Short task
Copy out every line of the records where the string "chart" occurs.
* begin Records for the exercise *
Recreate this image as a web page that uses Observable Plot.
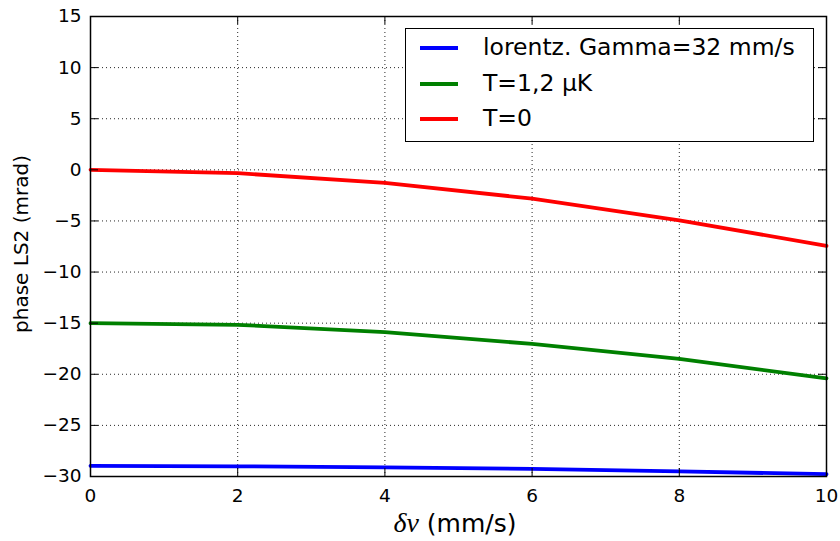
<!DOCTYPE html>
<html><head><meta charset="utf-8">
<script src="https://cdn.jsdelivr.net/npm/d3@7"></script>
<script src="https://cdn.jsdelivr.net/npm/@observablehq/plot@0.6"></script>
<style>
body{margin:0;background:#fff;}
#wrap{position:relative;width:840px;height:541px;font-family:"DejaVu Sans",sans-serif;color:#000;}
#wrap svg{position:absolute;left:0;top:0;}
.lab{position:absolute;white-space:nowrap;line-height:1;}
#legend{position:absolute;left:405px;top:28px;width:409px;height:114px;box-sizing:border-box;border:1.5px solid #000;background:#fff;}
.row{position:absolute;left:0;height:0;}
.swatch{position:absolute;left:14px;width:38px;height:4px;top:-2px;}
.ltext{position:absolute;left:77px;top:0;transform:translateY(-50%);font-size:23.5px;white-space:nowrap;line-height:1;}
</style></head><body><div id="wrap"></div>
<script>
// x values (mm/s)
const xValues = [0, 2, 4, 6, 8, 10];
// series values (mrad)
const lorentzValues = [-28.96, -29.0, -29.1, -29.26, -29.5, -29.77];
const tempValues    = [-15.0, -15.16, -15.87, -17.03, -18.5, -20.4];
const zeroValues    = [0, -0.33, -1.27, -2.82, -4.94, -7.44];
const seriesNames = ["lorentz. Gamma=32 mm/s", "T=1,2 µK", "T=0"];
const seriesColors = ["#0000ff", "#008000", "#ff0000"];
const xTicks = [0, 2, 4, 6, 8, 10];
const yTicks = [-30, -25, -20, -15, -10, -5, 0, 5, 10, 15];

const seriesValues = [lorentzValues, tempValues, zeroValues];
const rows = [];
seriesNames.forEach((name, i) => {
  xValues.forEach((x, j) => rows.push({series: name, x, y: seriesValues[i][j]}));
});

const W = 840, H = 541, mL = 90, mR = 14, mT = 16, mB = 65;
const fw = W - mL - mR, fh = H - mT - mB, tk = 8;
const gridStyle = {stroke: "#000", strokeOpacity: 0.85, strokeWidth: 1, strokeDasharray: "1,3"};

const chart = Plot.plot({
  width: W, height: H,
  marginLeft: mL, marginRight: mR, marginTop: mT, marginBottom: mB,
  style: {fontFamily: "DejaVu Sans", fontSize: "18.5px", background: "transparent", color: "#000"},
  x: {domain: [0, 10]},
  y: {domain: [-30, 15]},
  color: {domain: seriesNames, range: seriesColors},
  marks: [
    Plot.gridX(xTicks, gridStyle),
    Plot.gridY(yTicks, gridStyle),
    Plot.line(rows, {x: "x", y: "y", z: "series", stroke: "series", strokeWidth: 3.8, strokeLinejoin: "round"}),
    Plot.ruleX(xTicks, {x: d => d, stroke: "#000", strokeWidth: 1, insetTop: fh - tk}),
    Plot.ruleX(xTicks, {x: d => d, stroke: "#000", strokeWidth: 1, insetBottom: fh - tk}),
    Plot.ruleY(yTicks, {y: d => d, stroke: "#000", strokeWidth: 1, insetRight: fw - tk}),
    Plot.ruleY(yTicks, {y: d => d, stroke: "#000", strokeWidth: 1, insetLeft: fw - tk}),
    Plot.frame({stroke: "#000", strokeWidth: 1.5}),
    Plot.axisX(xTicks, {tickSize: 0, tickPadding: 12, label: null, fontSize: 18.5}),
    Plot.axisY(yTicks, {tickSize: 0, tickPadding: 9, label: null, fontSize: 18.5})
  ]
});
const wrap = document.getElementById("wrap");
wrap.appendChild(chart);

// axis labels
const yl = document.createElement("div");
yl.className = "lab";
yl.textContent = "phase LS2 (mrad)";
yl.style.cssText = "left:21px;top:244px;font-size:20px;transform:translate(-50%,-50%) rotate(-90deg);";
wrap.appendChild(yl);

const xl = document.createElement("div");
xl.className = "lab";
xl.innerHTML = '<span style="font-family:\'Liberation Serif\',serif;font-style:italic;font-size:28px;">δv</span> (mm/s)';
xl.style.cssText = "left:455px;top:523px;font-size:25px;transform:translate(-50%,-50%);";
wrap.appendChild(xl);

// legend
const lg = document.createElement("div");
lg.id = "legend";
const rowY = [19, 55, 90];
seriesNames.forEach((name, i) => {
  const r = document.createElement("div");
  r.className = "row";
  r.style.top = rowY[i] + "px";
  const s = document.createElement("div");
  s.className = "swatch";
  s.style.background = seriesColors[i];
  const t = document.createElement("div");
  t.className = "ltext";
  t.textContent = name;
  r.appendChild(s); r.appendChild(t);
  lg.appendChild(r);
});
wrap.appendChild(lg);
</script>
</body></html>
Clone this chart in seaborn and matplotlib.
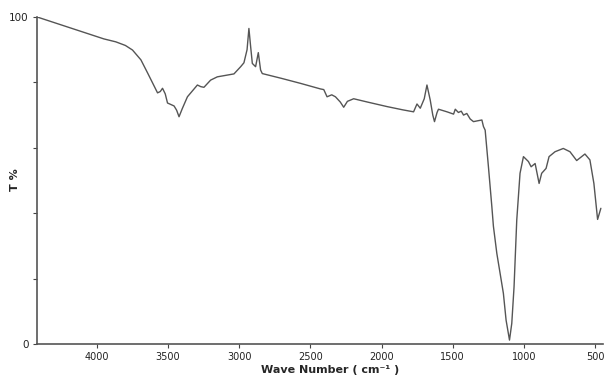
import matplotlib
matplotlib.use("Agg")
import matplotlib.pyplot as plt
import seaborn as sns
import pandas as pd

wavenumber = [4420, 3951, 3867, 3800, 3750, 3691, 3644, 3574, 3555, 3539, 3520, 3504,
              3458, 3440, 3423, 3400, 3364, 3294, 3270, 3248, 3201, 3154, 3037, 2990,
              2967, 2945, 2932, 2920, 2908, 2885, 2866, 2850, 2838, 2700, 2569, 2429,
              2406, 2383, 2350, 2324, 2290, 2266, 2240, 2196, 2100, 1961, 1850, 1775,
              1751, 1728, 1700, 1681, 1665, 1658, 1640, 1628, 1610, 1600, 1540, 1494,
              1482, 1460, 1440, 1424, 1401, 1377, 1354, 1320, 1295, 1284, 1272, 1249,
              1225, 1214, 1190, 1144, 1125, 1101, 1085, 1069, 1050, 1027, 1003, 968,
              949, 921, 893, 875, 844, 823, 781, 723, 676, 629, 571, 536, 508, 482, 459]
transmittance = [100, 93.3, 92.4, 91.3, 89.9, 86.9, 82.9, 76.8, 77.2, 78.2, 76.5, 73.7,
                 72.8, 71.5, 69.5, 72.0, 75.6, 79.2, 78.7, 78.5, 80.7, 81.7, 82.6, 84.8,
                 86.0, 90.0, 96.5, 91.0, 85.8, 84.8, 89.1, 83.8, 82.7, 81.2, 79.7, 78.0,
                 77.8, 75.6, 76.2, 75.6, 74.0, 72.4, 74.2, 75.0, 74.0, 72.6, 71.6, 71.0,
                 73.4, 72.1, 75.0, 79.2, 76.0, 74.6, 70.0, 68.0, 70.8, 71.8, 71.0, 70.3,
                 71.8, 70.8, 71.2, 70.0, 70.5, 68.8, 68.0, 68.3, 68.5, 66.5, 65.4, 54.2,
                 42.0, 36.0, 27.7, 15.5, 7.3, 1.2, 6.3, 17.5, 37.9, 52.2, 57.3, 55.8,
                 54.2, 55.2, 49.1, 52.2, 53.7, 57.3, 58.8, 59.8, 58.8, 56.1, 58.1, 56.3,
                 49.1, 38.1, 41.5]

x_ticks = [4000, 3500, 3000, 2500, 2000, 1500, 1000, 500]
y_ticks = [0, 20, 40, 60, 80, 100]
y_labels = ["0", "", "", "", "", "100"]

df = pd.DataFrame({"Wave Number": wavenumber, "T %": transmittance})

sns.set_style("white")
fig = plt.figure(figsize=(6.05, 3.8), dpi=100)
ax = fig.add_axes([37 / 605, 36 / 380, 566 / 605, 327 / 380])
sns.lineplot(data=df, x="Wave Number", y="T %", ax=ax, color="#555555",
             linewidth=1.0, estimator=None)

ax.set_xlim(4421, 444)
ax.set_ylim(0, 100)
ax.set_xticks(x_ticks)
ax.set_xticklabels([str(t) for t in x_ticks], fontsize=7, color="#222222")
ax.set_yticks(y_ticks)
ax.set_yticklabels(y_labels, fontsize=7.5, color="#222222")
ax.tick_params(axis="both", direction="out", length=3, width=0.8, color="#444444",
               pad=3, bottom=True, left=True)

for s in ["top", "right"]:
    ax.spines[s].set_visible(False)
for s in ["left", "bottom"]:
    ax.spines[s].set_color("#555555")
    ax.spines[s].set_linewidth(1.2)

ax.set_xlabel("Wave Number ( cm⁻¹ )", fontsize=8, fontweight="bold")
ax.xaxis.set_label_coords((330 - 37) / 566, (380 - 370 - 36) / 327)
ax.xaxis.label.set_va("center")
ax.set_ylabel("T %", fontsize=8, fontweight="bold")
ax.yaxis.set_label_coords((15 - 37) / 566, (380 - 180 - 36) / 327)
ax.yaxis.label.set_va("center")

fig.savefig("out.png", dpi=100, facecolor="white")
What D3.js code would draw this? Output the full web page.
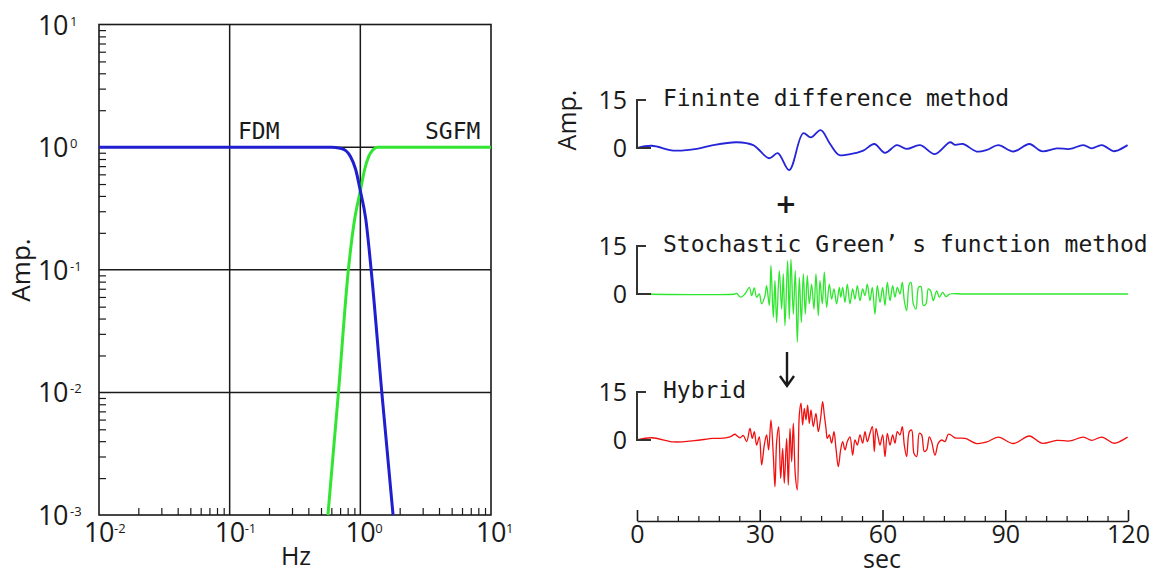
* end Records for the exercise *
Output of the exercise
const chart = Plot.plot({
wrap.appendChild(chart);
Clone this chart in seaborn and matplotlib.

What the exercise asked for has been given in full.